◆ Provided data
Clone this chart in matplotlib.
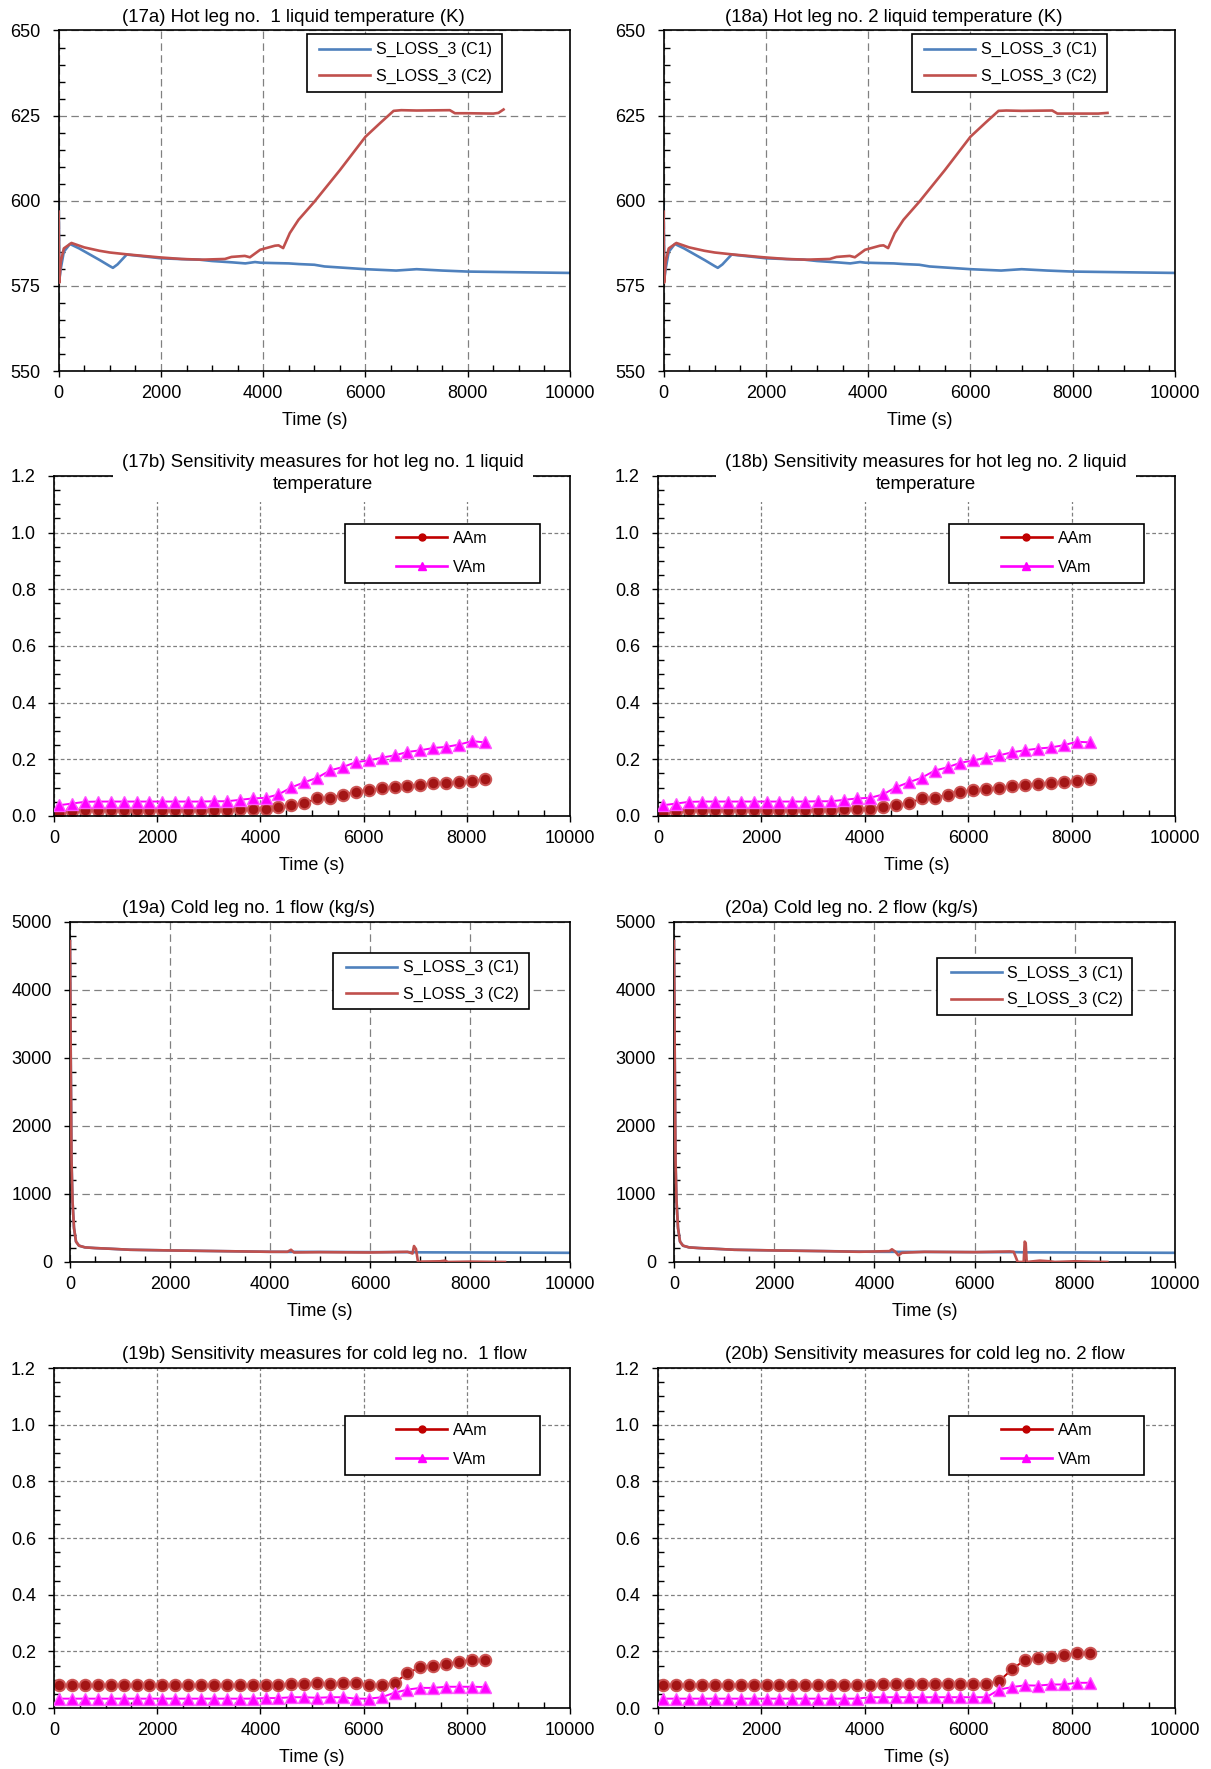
import matplotlib
matplotlib.use("Agg")
import matplotlib.pyplot as plt
from matplotlib.lines import Line2D
from matplotlib.patches import Rectangle
from matplotlib.ticker import MultipleLocator, FormatStrFormatter

plt.rcParams['font.family'] = ['Liberation Sans', 'DejaVu Sans']

# ---- hot leg liquid temperature (K) ----
hl1_c1_t = [0, 15, 40, 100, 220, 400, 600, 800, 1000, 1060, 1150, 1330, 1450, 1700, 2000, 2500,
            2750, 3000, 3400, 3650, 3840, 3950, 4200, 4500, 4700, 5000, 5200, 5600, 6000, 6600,
            7000, 7500, 8000, 9000, 10000]
hl1_c1_T = [599.2, 577.0, 580.0, 585.0, 587.3, 586.0, 584.3, 582.6, 580.8, 580.3, 581.3, 584.2,
            584.0, 583.6, 583.1, 582.8, 582.7, 582.3, 581.9, 581.6, 582.0, 581.8, 581.7, 581.6,
            581.4, 581.2, 580.7, 580.3, 579.9, 579.5, 579.9, 579.5, 579.2, 579.0, 578.8]
hl1_c2_t = [0, 10, 40, 100, 250, 500, 800, 1000, 1370, 1950, 2400, 2800, 3250, 3380, 3640, 3740,
            3940, 4230, 4300, 4390, 4520, 4690, 5000, 5500, 6000, 6300, 6550, 6700, 7000, 7650,
            7750, 8000, 8500, 8600, 8700]
hl1_c2_T = [596.8, 575.9, 582.0, 586.0, 587.6, 586.3, 585.3, 584.8, 584.2, 583.4, 582.9, 582.7,
            582.9, 583.5, 583.8, 583.4, 585.6, 586.8, 586.9, 586.1, 590.5, 594.4, 599.7, 609.0,
            618.8, 623.0, 626.4, 626.6, 626.5, 626.6, 625.7, 625.7, 625.6, 625.8, 626.8]

hl2_c1_t = hl1_c1_t
hl2_c1_T = [599.0, 577.0, 580.0, 585.0, 587.3, 586.0, 584.3, 582.6, 580.8, 580.3, 581.3, 584.2,
            584.0, 583.6, 583.1, 582.8, 582.7, 582.3, 581.9, 581.6, 582.0, 581.8, 581.7, 581.6,
            581.4, 581.2, 580.7, 580.3, 579.9, 579.5, 579.9, 579.5, 579.2, 579.0, 578.8]
hl2_c2_t = [0, 10, 40, 100, 250, 500, 800, 1000, 1370, 1950, 2400, 2800, 3250, 3380, 3640, 3740,
            3940, 4230, 4300, 4390, 4520, 4690, 5000, 5500, 6000, 6300, 6550, 6700, 7000, 7600,
            7700, 8000, 8500, 8680]
hl2_c2_T = [596.8, 575.9, 582.0, 586.0, 587.6, 586.3, 585.3, 584.8, 584.2, 583.4, 582.9, 582.7,
            582.9, 583.5, 583.8, 583.4, 585.6, 586.8, 586.9, 586.1, 590.5, 594.4, 599.7, 609.0,
            618.8, 623.0, 626.4, 626.5, 626.4, 626.5, 625.6, 625.6, 625.6, 625.8]

# ---- cold leg flow (kg/s) ----
cl1_c1_t = [0, 15, 30, 50, 80, 120, 180, 300, 500, 800, 1200, 2000, 3000, 4000, 5000, 6000,
            6800, 7000, 8000, 9000, 10000]
cl1_c1_Q = [4720, 3000, 1500, 900, 500, 300, 240, 215, 205, 195, 180, 170, 160, 150, 148, 145,
            145, 142, 140, 138, 135]
cl1_c2_t = [0, 15, 30, 50, 80, 120, 180, 300, 500, 800, 1200, 2000, 3000, 4000, 4350, 4420,
            4480, 5000, 6000, 6750, 6850, 6880, 6920, 6960, 7000, 7400, 7500, 7560, 8000, 8700]
cl1_c2_Q = [4720, 3000, 1500, 900, 500, 300, 240, 215, 205, 195, 180, 170, 160, 150, 150, 180,
            140, 145, 140, 150, 125, 235, 190, 0, 5, 10, 20, 0, 5, 0]

cl2_c1_t = cl1_c1_t
cl2_c1_Q = cl1_c1_Q
cl2_c2_t = [0, 15, 30, 50, 80, 120, 180, 300, 500, 800, 1200, 2000, 3000, 3700, 4300, 4350,
            4420, 4480, 4550, 5000, 6000, 6700, 6780, 6860, 6900, 6980, 7000, 7020, 7040, 7300,
            7500, 7600, 8000, 8650]
cl2_c2_Q = [4720, 3000, 1500, 900, 500, 300, 240, 215, 205, 195, 180, 170, 160, 150, 160, 187,
            150, 98, 135, 150, 145, 155, 150, 0, 0, 0, 300, 280, 0, 20, 10, 0, 10, 0]

# ---- sensitivity measures ----
sens_t = [100, 350, 600, 850, 1100, 1350, 1600, 1850, 2100, 2350, 2600, 2850, 3100, 3350, 3600,
          3850, 4100, 4350, 4600, 4850, 5100, 5350, 5600, 5850, 6100, 6350, 6600, 6850, 7100,
          7350, 7600, 7850, 8100, 8350]

hl1_aam = [0.012, 0.018, 0.020, 0.021, 0.021, 0.021, 0.022, 0.022, 0.022, 0.022, 0.022, 0.022,
           0.022, 0.022, 0.024, 0.026, 0.026, 0.032, 0.038, 0.045, 0.062, 0.065, 0.074, 0.086,
           0.092, 0.098, 0.101, 0.107, 0.111, 0.115, 0.115, 0.119, 0.125, 0.129]
hl1_vam = [0.038, 0.044, 0.050, 0.051, 0.051, 0.051, 0.051, 0.051, 0.051, 0.051, 0.051, 0.051,
           0.052, 0.052, 0.057, 0.062, 0.064, 0.076, 0.101, 0.119, 0.135, 0.161, 0.173, 0.190,
           0.196, 0.206, 0.214, 0.226, 0.232, 0.240, 0.244, 0.252, 0.264, 0.260]
hl2_aam = [0.012, 0.018, 0.020, 0.021, 0.021, 0.021, 0.022, 0.022, 0.022, 0.022, 0.022, 0.022,
           0.022, 0.022, 0.024, 0.026, 0.026, 0.032, 0.038, 0.045, 0.062, 0.065, 0.074, 0.086,
           0.092, 0.096, 0.100, 0.106, 0.110, 0.114, 0.115, 0.119, 0.125, 0.129]
hl2_vam = [0.038, 0.044, 0.050, 0.051, 0.051, 0.051, 0.051, 0.051, 0.051, 0.051, 0.051, 0.051,
           0.052, 0.052, 0.057, 0.062, 0.064, 0.076, 0.101, 0.119, 0.135, 0.160, 0.172, 0.188,
           0.196, 0.206, 0.214, 0.225, 0.232, 0.238, 0.242, 0.250, 0.262, 0.260]
cl1_aam = [0.081, 0.081, 0.081, 0.081, 0.081, 0.081, 0.081, 0.081, 0.081, 0.081, 0.081, 0.081,
           0.081, 0.081, 0.081, 0.081, 0.081, 0.081, 0.083, 0.083, 0.087, 0.083, 0.089, 0.089,
           0.081, 0.081, 0.089, 0.122, 0.145, 0.149, 0.155, 0.164, 0.170, 0.169]
cl1_vam = [0.033, 0.033, 0.033, 0.033, 0.033, 0.033, 0.033, 0.033, 0.033, 0.033, 0.033, 0.033,
           0.033, 0.033, 0.033, 0.033, 0.035, 0.035, 0.038, 0.038, 0.036, 0.038, 0.038, 0.033,
           0.033, 0.038, 0.054, 0.065, 0.071, 0.071, 0.075, 0.075, 0.075, 0.074]
cl2_aam = [0.082, 0.082, 0.082, 0.082, 0.082, 0.082, 0.082, 0.082, 0.082, 0.082, 0.082, 0.082,
           0.082, 0.082, 0.082, 0.082, 0.082, 0.085, 0.085, 0.085, 0.085, 0.085, 0.085, 0.085,
           0.085, 0.085, 0.095, 0.137, 0.170, 0.175, 0.179, 0.188, 0.193, 0.193]
cl2_vam = [0.033, 0.033, 0.033, 0.033, 0.033, 0.033, 0.033, 0.033, 0.033, 0.033, 0.033, 0.033,
           0.033, 0.033, 0.033, 0.033, 0.038, 0.038, 0.038, 0.038, 0.038, 0.038, 0.038, 0.038,
           0.038, 0.038, 0.065, 0.074, 0.080, 0.079, 0.083, 0.083, 0.089, 0.089]

BLUE = '#4F81BD'
RED = '#C0504D'
AAM_LINE = '#C00000'
AAM_FACE = '#A31515'
AAM_EDGE = '#CC5555'
VAM = '#FF00FF'
GRID = '#808080'

W, H = 1211, 1769
fig = plt.figure(figsize=(W / 100, H / 100), dpi=100)


def add_axes_px(left, right, top, bottom):
    return fig.add_axes([left / W, 1 - bottom / H, (right - left) / W, (bottom - top) / H])


def style_axes(ax, ylim, ymajor, yminor, dashes, yfmt):
    ax.set_xlim(0, 10000)
    ax.set_ylim(*ylim)
    ax.xaxis.set_major_locator(MultipleLocator(2000))
    ax.xaxis.set_minor_locator(MultipleLocator(500))
    ax.yaxis.set_major_locator(MultipleLocator(ymajor))
    ax.yaxis.set_minor_locator(MultipleLocator(yminor))
    ax.yaxis.set_major_formatter(FormatStrFormatter(yfmt))
    ax.tick_params(which='major', direction='out', length=4, width=1, labelsize=13, pad=6,
                   colors='black')
    ax.tick_params(which='minor', direction='in', length=4, width=1)
    ax.tick_params(axis='y', which='major', pad=9)
    ax.grid(True, which='major', color=GRID, linewidth=0.9, linestyle=(0, dashes))
    ax.set_axisbelow(True)
    for sp in ax.spines.values():
        sp.set_linewidth(1.2)
        sp.set_color('black')
    ax.set_xlabel('Time (s)', fontsize=13, labelpad=7)


def add_title(x_px, y_px, text, boxed=False):
    kw = {}
    if boxed:
        kw['bbox'] = dict(boxstyle='square,pad=0.5', facecolor='white', edgecolor='none')
    fig.text(x_px / W, 1 - y_px / H, text, ha='left', va='center', fontsize=13.4,
             multialignment='center', linespacing=1.32, zorder=10, **kw)


def add_legend(ax, handles, labels, box, anchor, hlen, spacing):
    x0, x1, y0, y1 = box
    ax.add_patch(Rectangle((x0, y0), x1 - x0, y1 - y0, transform=ax.transAxes,
                           facecolor='white', edgecolor='black', linewidth=1.2, zorder=4))
    leg = ax.legend(handles, labels, loc='center left', bbox_to_anchor=anchor, frameon=False,
                    fontsize=11.5, borderpad=0, borderaxespad=0, handlelength=hlen,
                    handletextpad=0.35, labelspacing=spacing)
    leg.set_zorder(5)


def line_panel(ax, c1_t, c1_v, c2_t, c2_v):
    ax.plot(c1_t, c1_v, color=BLUE, lw=1.9, zorder=2)
    ax.plot(c2_t, c2_v, color=RED, lw=1.9, zorder=3)


def sens_panel(ax, aam, vam):
    ax.plot(sens_t, aam, color=AAM_LINE, lw=1.4, marker='o', markersize=8.3,
            markerfacecolor=AAM_FACE, markeredgecolor=AAM_EDGE, markeredgewidth=1.4, zorder=2)
    ax.plot(sens_t, vam, color=VAM, lw=1.4, marker='^', markersize=8.8,
            markerfacecolor=VAM, markeredgecolor='#FF55FF', markeredgewidth=1.0, zorder=3)


case_handles = [Line2D([], [], color=BLUE, lw=1.9), Line2D([], [], color=RED, lw=1.9)]
case_labels = ['S_LOSS_3 (C1)', 'S_LOSS_3 (C2)']
sens_handles = [Line2D([], [], color=AAM_LINE, lw=1.9, marker='o', markersize=5,
                       markerfacecolor=AAM_LINE, markeredgecolor=AAM_LINE),
                Line2D([], [], color=VAM, lw=1.9, marker='^', markersize=6,
                       markerfacecolor=VAM, markeredgecolor=VAM)]
sens_labels = ['AAm', 'VAm']

cols = [
    dict(title_x=122, temp=(58.7, 570), sens=(54, 570), flow=(70, 570)),
    dict(title_x=725, temp=(663.6, 1175), sens=(658, 1175), flow=(674, 1175)),
]
ROW_TEMP = (30.5, 371)
ROW_SENS1 = (476, 816)
ROW_FLOW = (922, 1262)
ROW_SENS2 = (1368, 1708)

temp_data = [(hl1_c1_t, hl1_c1_T, hl1_c2_t, hl1_c2_T), (hl2_c1_t, hl2_c1_T, hl2_c2_t, hl2_c2_T)]
flow_data = [(cl1_c1_t, cl1_c1_Q, cl1_c2_t, cl1_c2_Q), (cl2_c1_t, cl2_c1_Q, cl2_c2_t, cl2_c2_Q)]
hot_sens = [(hl1_aam, hl1_vam), (hl2_aam, hl2_vam)]
cold_sens = [(cl1_aam, cl1_vam), (cl2_aam, cl2_vam)]
temp_titles = ['(17a) Hot leg no.  1 liquid temperature (K)', '(18a) Hot leg no. 2 liquid temperature (K)']
hot_titles = ['(17b) Sensitivity measures for hot leg no. 1 liquid\ntemperature',
              '(18b) Sensitivity measures for hot leg no. 2 liquid\ntemperature']
flow_titles = ['(19a) Cold leg no. 1 flow (kg/s)', '(20a) Cold leg no. 2 flow (kg/s)']
cold_titles = ['(19b) Sensitivity measures for cold leg no.  1 flow',
               '(20b) Sensitivity measures for cold leg no. 2 flow']
flow_boxes = [((0.526, 0.917, 0.743, 0.910), (0.552, 0.826)),
              ((0.525, 0.915, 0.725, 0.894), (0.552, 0.810))]

for i, col in enumerate(cols):
    # hot leg temperature
    ax = add_axes_px(*col['temp'], *ROW_TEMP)
    style_axes(ax, (550, 650), 25, 5, (6, 3.5), '%d')
    line_panel(ax, *temp_data[i])
    add_legend(ax, case_handles, case_labels, (0.486, 0.867, 0.818, 0.990), (0.509, 0.904),
               3.2, 0.72)
    add_title(col['title_x'], 18, temp_titles[i])

    # hot leg sensitivity
    ax = add_axes_px(*col['sens'], *ROW_SENS1)
    style_axes(ax, (0, 1.2), 0.2, 0.05, (3, 2), '%.1f')
    sens_panel(ax, *hot_sens[i])
    add_legend(ax, sens_handles, sens_labels, (0.563, 0.941, 0.686, 0.860), (0.663, 0.774),
               3.2, 0.85)
    add_title(col['title_x'], 473.5, hot_titles[i], boxed=True)

    # cold leg flow
    ax = add_axes_px(*col['flow'], *ROW_FLOW)
    style_axes(ax, (0, 5000), 1000, 200, (6, 3.5), '%d')
    line_panel(ax, *flow_data[i])
    box, anchor = flow_boxes[i]
    add_legend(ax, case_handles, case_labels, box, anchor, 3.2, 0.72)
    add_title(col['title_x'], 908.5, flow_titles[i])

    # cold leg sensitivity
    ax = add_axes_px(*col['sens'], *ROW_SENS2)
    style_axes(ax, (0, 1.2), 0.2, 0.05, (3, 2), '%.1f')
    sens_panel(ax, *cold_sens[i])
    add_legend(ax, sens_handles, sens_labels, (0.563, 0.941, 0.686, 0.860), (0.663, 0.774),
               3.2, 0.85)
    add_title(col['title_x'], 1354.5, cold_titles[i])

fig.savefig('out.png', dpi=100, facecolor='white')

◆ Short task
Restate each line from the start of the listing through the line bearing "625.6, 625.8, 626.8]" word for word. Drop the pictures.

◆ Output below
Clone this chart in matplotlib.
import matplotlib
matplotlib.use("Agg")
import matplotlib.pyplot as plt
from matplotlib.lines import Line2D
from matplotlib.patches import Rectangle
from matplotlib.ticker import MultipleLocator, FormatStrFormatter

plt.rcParams['font.family'] = ['Liberation Sans', 'DejaVu Sans']

# ---- hot leg liquid temperature (K) ----
hl1_c1_t = [0, 15, 40, 100, 220, 400, 600, 800, 1000, 1060, 1150, 1330, 1450, 1700, 2000, 2500,
            2750, 3000, 3400, 3650, 3840, 3950, 4200, 4500, 4700, 5000, 5200, 5600, 6000, 6600,
            7000, 7500, 8000, 9000, 10000]
hl1_c1_T = [599.2, 577.0, 580.0, 585.0, 587.3, 586.0, 584.3, 582.6, 580.8, 580.3, 581.3, 584.2,
            584.0, 583.6, 583.1, 582.8, 582.7, 582.3, 581.9, 581.6, 582.0, 581.8, 581.7, 581.6,
            581.4, 581.2, 580.7, 580.3, 579.9, 579.5, 579.9, 579.5, 579.2, 579.0, 578.8]
hl1_c2_t = [0, 10, 40, 100, 250, 500, 800, 1000, 1370, 1950, 2400, 2800, 3250, 3380, 3640, 3740,
            3940, 4230, 4300, 4390, 4520, 4690, 5000, 5500, 6000, 6300, 6550, 6700, 7000, 7650,
            7750, 8000, 8500, 8600, 8700]
hl1_c2_T = [596.8, 575.9, 582.0, 586.0, 587.6, 586.3, 585.3, 584.8, 584.2, 583.4, 582.9, 582.7,
            582.9, 583.5, 583.8, 583.4, 585.6, 586.8, 586.9, 586.1, 590.5, 594.4, 599.7, 609.0,
            618.8, 623.0, 626.4, 626.6, 626.5, 626.6, 625.7, 625.7, 625.6, 625.8, 626.8]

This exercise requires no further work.